Next time you are hiring for a summer program or a holiday camp, the options of this article should ease your hiring anxieties significantly. We will cover three often overlooked categories.
Elementary School Physical Education Teachers
If your summer program includes younger beginning children, think out of the box. Have you ever considered hiring elementary school physical education teachers? Many in your area are looking for summer employment while you are reading this article. They don’t even need any tennis experience. First, go to a local elementary school and ask if you can just observe a physical education class. You’ll probably see a very dedicated and competent teacher organizing dozens of kids at a time performing numerous fun and engaging activities. Most certified tennis teachers would be totally stressed and uncomfortable in that type of environment. Maybe that’s why tennis teachers resort to line drills most of the time. If they have more kids, the lines just get longer. It’s just a question of training.

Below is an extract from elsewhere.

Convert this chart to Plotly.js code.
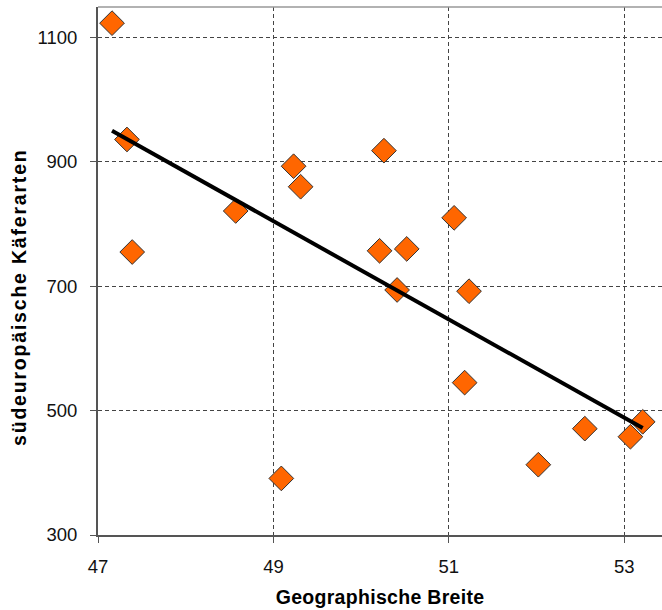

Elementary school PE teachers, on the other hand, are well-schooled and comfortable engaging large groups of kids and can make the activities fun and effective for each age group and skill level. It is usually much easier to show a PE teacher the basic tennis progressions for beginning juniors, as compared to training tennis pros to become competent group activity coordinators. Definitely have a trained teaching professional head up the groups of beginning juniors, but give him a staff of enthusiastic professionals to work with and let the fun begin!
College Players
For your more advanced juniors, you will need coaches with solid tennis games. College players are always looking for summer employment. No doubt that you need a veteran teaching pro to direct the overall program for your competitive juniors, but try placing a strong college player to execute your drills on each court. This is a much more sensible option to hiring good teaching pros just for summer employment. Generally speaking, the better teaching professionals already have year-round commitments, so your part-timers are the less experienced ones anyway. Note that I am not recommending that you underpay your college players, but generally you can expect to compensate them less than fulltime teaching professionals. If you want to check competitive pay scales just call some of the larger academies across the country and inquire what they pay college players who help them out in their summer programs. You’ll find out that you can offer the college players more than the academies and they will be still be pleased with a modest hourly rate.
Engage Your Own Juniors
A few programs in the U.S. have figured out how to design and schedule their junior programs to capitalize the powerful motivational force of kids helping other kids. Here’s how it works. Most summer programs group the juniors by playing levels and ages. In the scenario we are recommending, have the oldest and strongest children be scheduled to play in the first time slot. The next oldest should be scheduled next and it goes on and on until the very youngest children are scheduled to play last. Then, have the best kids in each program stay for 30 minutes and help with the next younger program. Set it up so the kids who are asked to stay are looked up to for their qualities of reliability, maturity, helpfulness, and overall ability. They become the “assistant pros” for the next younger group. This benefits them in that they get more court time and contact with your professional staff. Plus, they will enjoy being looked up to by their slightly younger peers. The next younger group benefits because they look up to the next older group and will be inspired to perform well just by being around them. This natural mentor program is one of the most powerful yet underused tools available.
Consider any one of these resources or use all three to create new levels of success in your junior program. Remember that if you make your programs fun and build the self-esteem of each participant in the process, you are almost guaranteed to succeed.
– i.e. PE teachers for little children and summer programs. For advanced junior programs, tapping into local college players.